Anderson Forecast shifts focus to China
China is on track for long-term economic growth and the expansion of the Asian powerhouse will likely yield more opportunities than threats for the United States, according to economists and business leaders who spoke at the presentation of the UCLA Anderson Forecast on Wednesday.
The Anderson Forecast is a quarterly prediction of the California and national economy. It is widely cited by media outlets and observers of U.S. business and economics.
UCLA economists briefly discussed the domestic economy, predicting that a gradual decline in the U.S. housing market will weaken the economy in the coming quarter, but will not do enough damage to cause a recession.

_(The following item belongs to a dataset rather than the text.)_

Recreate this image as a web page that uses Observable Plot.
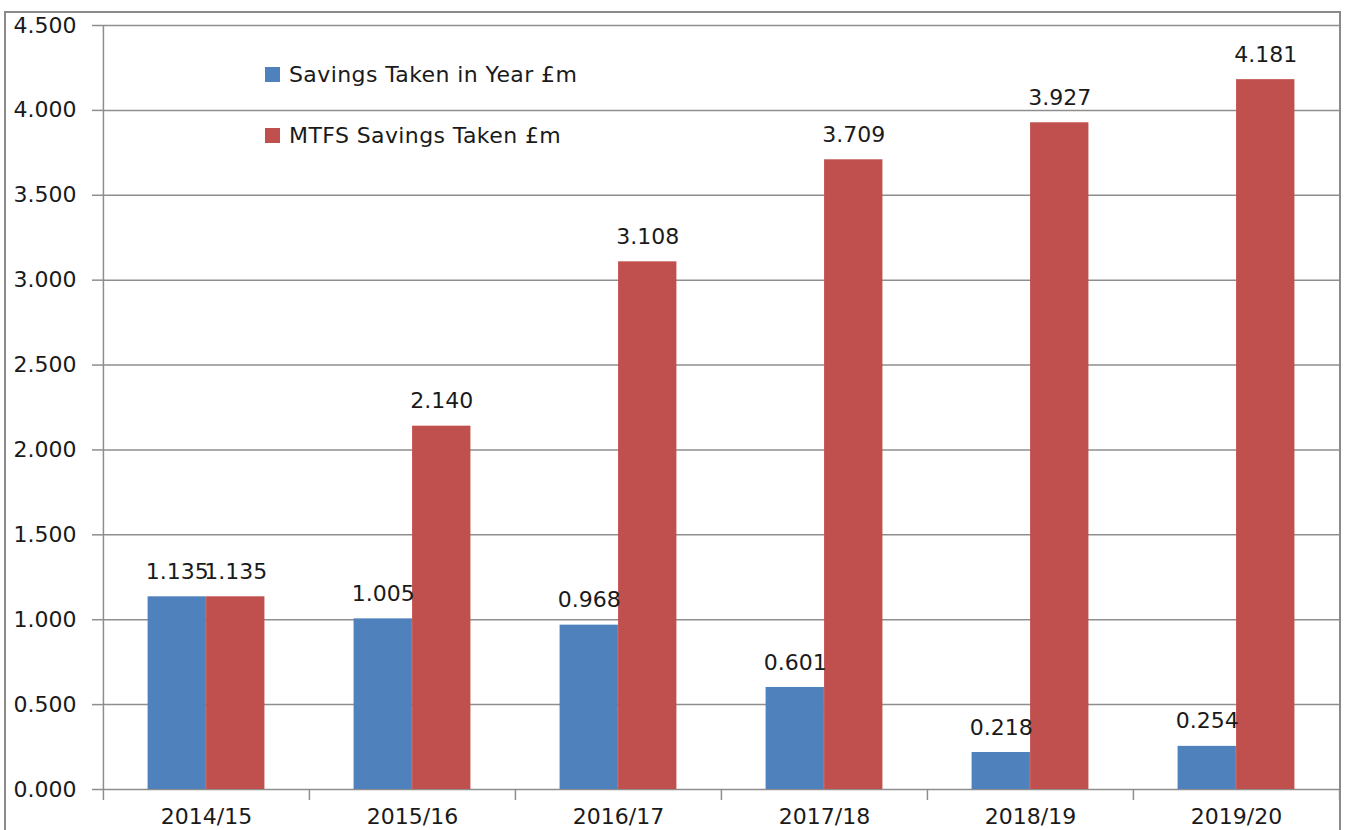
<!DOCTYPE html>
<html><head><meta charset="utf-8">
<script src="https://cdn.jsdelivr.net/npm/d3@7"></script>
<script src="https://cdn.jsdelivr.net/npm/@observablehq/plot@0.6"></script>
<style>
body{margin:0;background:#fff;font-family:"DejaVu Sans",sans-serif;}
#wrap{position:relative;width:1346px;height:830px;overflow:hidden;}
#border{position:absolute;left:4px;top:11px;width:1333px;height:830px;border:2px solid #8a8a8a;border-bottom:none;}
.leg{position:absolute;left:265px;font-size:22px;color:#1a1a1a;display:flex;align-items:center;white-space:nowrap;letter-spacing:0.4px;}
.leg span.sw{display:inline-block;width:15px;height:15px;margin-right:9px;}
</style></head><body>
<div id="wrap"><div id="border"></div><div id="chart"></div>
<div class="leg" style="top:62px"><span class="sw" style="background:#4F81BD"></span>Savings Taken in Year £m</div>
<div class="leg" style="top:123px"><span class="sw" style="background:#C0504D"></span>MTFS Savings Taken £m</div>
</div>
<script>
const years = ["2014/15","2015/16","2016/17","2017/18","2018/19","2019/20"];
const inYear = [1.135,1.005,0.968,0.601,0.218,0.254];
const mtfs = [1.135,2.140,3.108,3.709,3.927,4.181];
const yTicks = [0,0.5,1,1.5,2,2.5,3,3.5,4,4.5];

const W = 1346, H = 830, ML = 102, MR = 7, MT = 25, MB = 41;
const bw = (W - ML - MR) / years.length;
const barW = 58.5;
const blue = "#4F81BD", red = "#C0504D", grid = "#8e8e8e";

const dA = years.map((y,i)=>({year:y, value:inYear[i]}));
const dB = years.map((y,i)=>({year:y, value:mtfs[i]}));
const font = "DejaVu Sans";

const plot = Plot.plot({
  width: W, height: H,
  marginLeft: ML, marginRight: MR, marginTop: MT, marginBottom: MB,
  style: {fontFamily: font, fontSize: "22px", color: "#1a1a1a", background: "transparent", overflow: "visible"},
  x: {domain: years, padding: 0, label: null},
  y: {domain: [0, 4.5], label: null},
  marks: [
    Plot.gridY(yTicks, {stroke: grid, strokeOpacity: 1, strokeWidth: 1.5}),
    Plot.barY(dA, {x: "year", y: "value", fill: blue, insetLeft: bw/2 - barW, insetRight: bw/2}),
    Plot.barY(dB, {x: "year", y: "value", fill: red, insetLeft: bw/2, insetRight: bw/2 - barW}),
    Plot.text(dA, {x: "year", y: "value", text: d => d3.format(".3f")(d.value), dx: -barW/2, dy: -25, fontSize: 22, fill: "#1a1a1a"}),
    Plot.text(dB, {x: "year", y: "value", text: d => d3.format(".3f")(d.value), dx: barW/2, dy: -25, fontSize: 22, fill: "#1a1a1a"}),
    // y axis line
    Plot.ruleX([years[0]], {dx: -bw/2, stroke: grid, strokeWidth: 1.5, insetBottom: -11}),
    // x category boundary ticks
    Plot.ruleX(years.slice(1), {dx: -bw/2, stroke: grid, strokeWidth: 1.5, insetTop: H - MT - MB, insetBottom: -11}),
    Plot.ruleX([years[years.length-1]], {dx: bw/2, stroke: grid, strokeWidth: 1.5, insetTop: H - MT - MB, insetBottom: -11}),
    Plot.axisY(yTicks, {tickSize: 10, tickPadding: 16, tickFormat: d3.format(".3f"), stroke: grid, strokeWidth: 1.5, fontSize: 22, label: null, textAnchor: "end"}),
    Plot.axisX({tickSize: 0, tickPadding: 19, fontSize: 22, label: null})
  ]
});
document.getElementById("chart").appendChild(plot);
</script>
</body></html>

After explaining their data on the domestic economy, presenters in the UCLA Anderson School of Management’s Korn Convocation Hall quickly shifted the focus to China, where business is booming.
China’s gross domestic product is growing at a staggering rate. Its growth rate was about 9 percent in 2005, nearly three times the United States’ real growth rate in the same year, and experts predict that it will keep growing.
“China is long on labor and short on capital,” which means that a little money goes a long way, and the growth can last for a long time, said Donald Straszheim, vice chairman of Roth Capital Partners, a large investment banking firm.
He described China’s situation as analogous to taking a low-wage worker who only has a shovel and giving him a wheelbarrow: A minimal investment allows him to drastically increase his productivity.
China’s enormous supply of cheap labor is one of the reasons it is so attractive to U.S. businesses, forecasters said.
Many businesses have moved their manufacturing centers to China, and some, like Cisco Systems-Linksys LLC, are starting to put research and development teams in China in order to link research more closely with production.
This “outsourcing” or “off-shoring” has caused widespread anxiety in the United States concerning job loss to China, especially as the number of domestic manufacturing and factory jobs continues to drop. In order to protect their jobs, California workers should be conscious of global competition, said Tom Debrowski, vice president of worldwide operations for Mattel Inc.
“If a function can be performed better, faster, cheaper in another part of the world, it will end up there,” Debrowski said.
But Edward Leamer, director of the Anderson Forecast, said he does not expect the United States to lose too many jobs to China. Much of the job market in the United States consists of jobs that are “nontransferable,” he said. This means the jobs rely on creativity or complex problem solving, which makes it difficult for businesses to give those positions to lower-paid workers in other countries.
The countries at greatest risk for job loss are ones whose job markets are made up of comparatively cheap and less-specialized laborers, such as Mexico and Brazil, Leamer said.
China’s impressive growth is also attracting large amounts of foreign investment, according to data collected by Roth Capital Partners. In 2004, for example, foreign investors poured about $60 billion into China’s economy.
But doing business there is still like going to the “Wild West,” Straszheim said, because people doing business in China have few of the protections American businesspeople are used to.
China has few laws regulating commerce or protecting business deals, its banks are often unreliable, and intellectual property is hard to secure, he said.
Debrowski said Mattel is currently pressing more than 700 lawsuits against people or companies who it accuses of copying its products.
But corruption and fraud are not the major reasons people lose money doing business in China.
“It’s really hard to make money in China. ... It’s hyper-competitive,” said Charles Wolf, a senior economic advisor for the RAND corporation.
Business in China functions according to a system different from the one U.S. business people are used to. Rather than revolving around laws as business does in the United States and Europe, Chinese business deals are based on trust and personal relationships, Wolf said. This means businesses have to invest large amounts of time building relationships in China if they want to succeed, he said.
Not everyone in China is benefiting from the economic boom. Of the approximately 1.3 billion people in China, 700 to 900 million of those in the country’s rural interior are still subsistence farmers who produce so little that they barely play into China’s economic statistics, forecasters said. Unemployment is also high among those farmers.
But the country’s recent economic reforms have benefited many Chinese people who live closer to the coast and in cities.
They are the ones pushing reforms; “they’ve decided that rich and growing is more fun than poor and stagnant, and they want this (economic reform) to continue,” Straszheim said.